The messy "real world" outcome you describe, where teams switch to a heavier base image, is a compliance failure. That's where a strong policy-as-code rule should fail the build pipeline, logging who tried to override it and why. The inconvenience becomes a ticket, not a silent, worse choice.

Maybe the answer is investing in those external observability tools so the 2am panic doesn't require exec'ing in at all.

The panic is a symptom, but failing the build is just treating the symptom, not the cause. You're right that strong policy-as-code can block a switch to a heavier image, but that assumes you have control over the entire pipeline. In a lot of orgs, especially with devs running their own CI for prototyping, the first sign you'll get is a new, bloated image already deployed to a staging cluster.

The real investment has to be in making the external observability so trivial that it's easier than exec. If your logging setup requires three different config maps and a daemonset, nobody's going to use it at 2am. They'll exec. The tooling needs to be the path of least resistance.

You're right about the post-compromise attack chain, but let's be specific: the risk isn't just fetching a secondary payload. It's that `curl` gives you a clean, out-of-band, TLS-enabled channel that most network monitoring whitelists for normal traffic.
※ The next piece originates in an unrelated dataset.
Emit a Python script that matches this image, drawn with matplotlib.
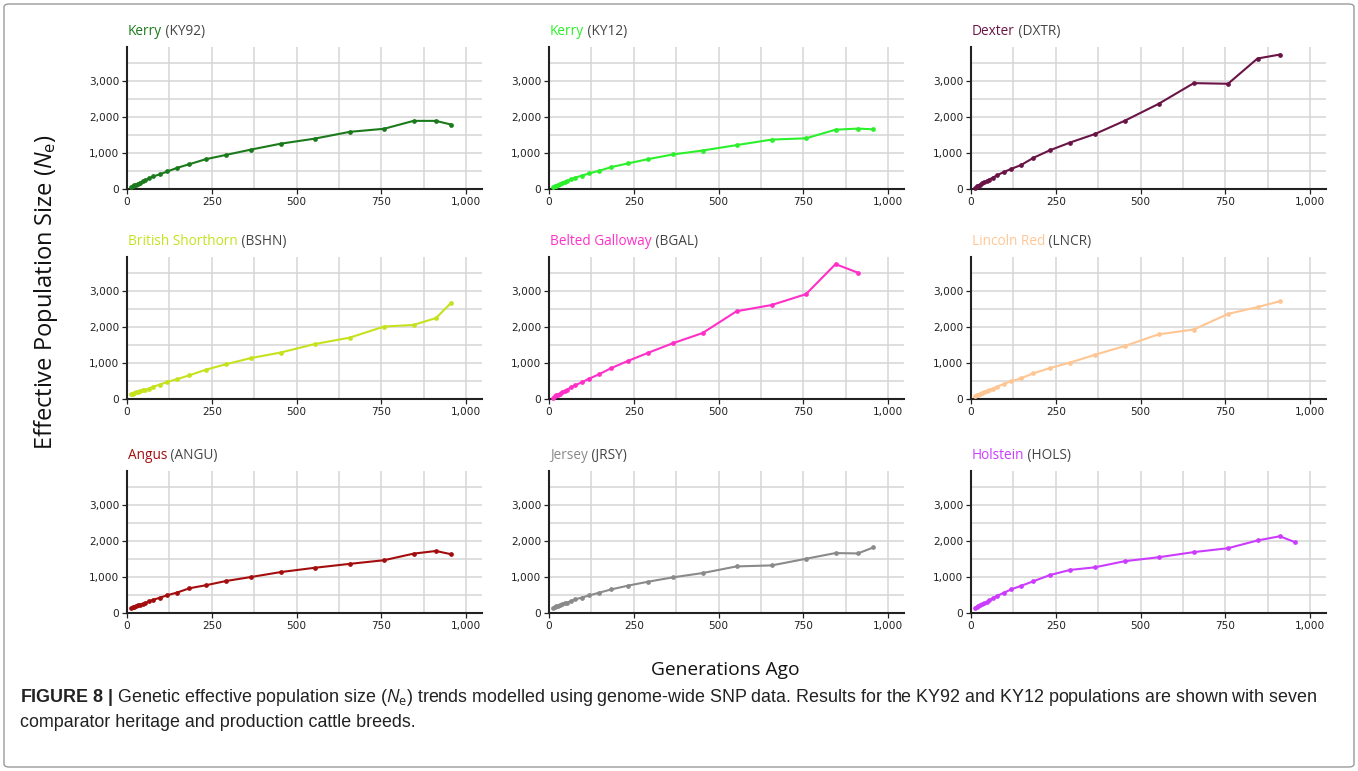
import matplotlib
matplotlib.use('Agg')
import matplotlib.pyplot as plt
from matplotlib.patches import FancyBboxPatch
from matplotlib.ticker import FuncFormatter, MultipleLocator

plt.rcParams['mathtext.fontset'] = 'custom'
plt.rcParams['mathtext.rm'] = 'Open Sans'
plt.rcParams['mathtext.it'] = 'Open Sans:italic'
plt.rcParams['mathtext.bf'] = 'Liberation Sans:bold'

# generations ago (shared by all populations)
GEN = [13, 17, 21, 26, 31, 38, 46, 54, 64, 77, 96, 119, 148, 184, 232,
       292, 365, 453, 553, 657, 758, 845, 911, 957]

# Ne estimates
KY92 = [60, 80, 100, 125, 150, 180, 212, 248, 294, 350, 405, 488, 589, 690,
        828, 948, 1095, 1260, 1400, 1590, 1675, 1895, 1895, 1790]
KY12 = [55, 75, 95, 120, 145, 170, 200, 230, 268, 314, 370, 434, 508, 610,
        710, 830, 960, 1070, 1220, 1375, 1410, 1650, 1680, 1660]
DXTR = [40, 70, 95, 125, 155, 185, 217, 262, 316, 380, 470, 560, 668, 867,
        1075, 1292, 1527, 1897, 2367, 2945, 2927, 3630, 3740]
BSHN = [130, 150, 165, 185, 205, 225, 240, 253, 289, 343, 397, 479, 551, 660,
        813, 967, 1138, 1292, 1527, 1707, 2015, 2060, 2250, 2683]
BGAL = [40, 70, 100, 125, 150, 185, 220, 257, 321, 385, 459, 569, 688, 862,
        1055, 1284, 1550, 1835, 2440, 2615, 2917, 3752, 3514]
LNCR = [80, 100, 120, 145, 170, 195, 225, 253, 289, 343, 416, 497, 578, 714,
        858, 1012, 1229, 1472, 1798, 1933, 2367, 2557, 2719]
ANGU = [140, 160, 180, 200, 220, 235, 248, 275, 321, 367, 422, 495, 569, 688,
        771, 890, 1000, 1138, 1257, 1367, 1468, 1651, 1725, 1633]
JRSY = [140, 165, 185, 205, 225, 250, 270, 287, 333, 380, 426, 491, 565, 657,
        759, 870, 991, 1111, 1296, 1324, 1509, 1667, 1657, 1824]
HOLS = [130, 160, 190, 215, 240, 265, 297, 351, 405, 477, 559, 658, 757, 883,
        1054, 1198, 1270, 1441, 1550, 1694, 1802, 2018, 2135, 1964]

BREEDS = ['Kerry', 'Kerry', 'Dexter', 'British Shorthorn', 'Belted Galloway',
          'Lincoln Red', 'Angus', 'Jersey', 'Holstein']
CODES = ['KY92', 'KY12', 'DXTR', 'BSHN', 'BGAL', 'LNCR', 'ANGU', 'JRSY', 'HOLS']
SERIES = [KY92, KY12, DXTR, BSHN, BGAL, LNCR, ANGU, JRSY, HOLS]
COLORS = ['#1b7a1b', '#2bf02b', '#6a1446', '#c6e21e', '#ff2fc8',
          '#ffc694', '#a30d0d', '#8a8a8a', '#cc3cff']

X_TICKS = [0, 250, 500, 750, 1000]
Y_TICKS = [0, 1000, 2000, 3000]

W, H = 1358, 771
fig = plt.figure(figsize=(W / 100, H / 100), dpi=100)
fig.patch.set_facecolor('white')

# outer frame
fig.patches.append(FancyBboxPatch((4 / W, 4 / H), 1 - 8 / W, 1 - 8 / H,
                                  boxstyle='round,pad=0,rounding_size=0.004',
                                  transform=fig.transFigure, fill=False,
                                  ec='#9a9a9a', lw=1.0))

col_left = [127, 549, 971]
row_top = [47, 257, 471]
aw, ah = 355, 142

comma = FuncFormatter(lambda v, p: f'{int(v):,}')

for i, (breed, code, ys, col) in enumerate(zip(BREEDS, CODES, SERIES, COLORS)):
    r, c = divmod(i, 3)
    ax = fig.add_axes([col_left[c] / W, 1 - (row_top[r] + ah) / H, aw / W, ah / H])
    ax.plot(GEN[:len(ys)], ys, color=col, lw=1.5, marker='o', ms=2.4,
            mec=col, mfc=col, clip_on=False, zorder=3)
    ax.set_xlim(0, 1047)
    ax.set_ylim(0, 3950)
    ax.set_xticks(X_TICKS)
    ax.set_yticks(Y_TICKS)
    ax.xaxis.set_minor_locator(MultipleLocator(125))
    ax.yaxis.set_minor_locator(MultipleLocator(500))
    ax.xaxis.set_major_formatter(comma)
    ax.yaxis.set_major_formatter(comma)
    ax.grid(True, which='both', color='#d6d6d6', lw=1.1)
    ax.set_axisbelow(True)
    for s in ['top', 'right']:
        ax.spines[s].set_visible(False)
    for s in ['left', 'bottom']:
        ax.spines[s].set_color('#222222')
        ax.spines[s].set_linewidth(1.5)
    ax.tick_params(which='major', length=3.5, width=0.9, color='#222222',
                   labelsize=7.6, labelcolor='#222222', pad=2)
    ax.tick_params(which='minor', length=0)
    t = ax.annotate(breed, xy=(0, 1), xycoords='axes fraction',
                    xytext=(1, 8), textcoords='offset pixels',
                    color=col, fontsize=9.8, family='Open Sans',
                    ha='left', va='bottom')
    ax.annotate(f' ({code})', xy=(1, 0), xycoords=t, color='#444444',
                fontsize=9.8, family='Open Sans', ha='left', va='bottom')

fig.text(46 / W, 1 - 292 / H, 'Effective Population Size ($\\mathit{N}_\\mathrm{e}$)',
         rotation=90, ha='center', va='center', fontsize=17,
         family='Open Sans', color='#111111')
fig.text(725 / W, 1 - 670 / H, 'Generations Ago', ha='center', va='center',
         fontsize=13.8, family='Open Sans', color='#111111')

# caption
cap_font = ['Liberation Sans Narrow', 'Liberation Sans']
fig.text(20 / W, 1 - 702 / H,
         '$\\mathbf{FIGURE\\ 8\\ |}$ Genetic effective population size '
         '($\\mathit{N}_\\mathrm{e}$) trends modelled using genome-wide SNP data. '
         'Results for the KY92 and KY12 populations are shown with seven',
         fontsize=12.9, family=cap_font, va='baseline', ha='left', color='#222222')
fig.text(20 / W, 1 - 727 / H, 'comparator heritage and production cattle breeds.',
         fontsize=12.9, family=cap_font, va='baseline', ha='left', color='#222222')

fig.savefig('out.png', dpi=100, facecolor='white')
An attacker can use it to blend in, calling out to a legit-looking API endpoint you already allowlist, like a logging service. The fetch is the easy part. The hard part is detecting the *anomalous* fetch among the normal ones. That's why the presence of the tool itself is such a multiplier.

The convenience argument evaporates when you realize you're basically leaving a crowbar inside the vault because sometimes the janitor needs to open a crate.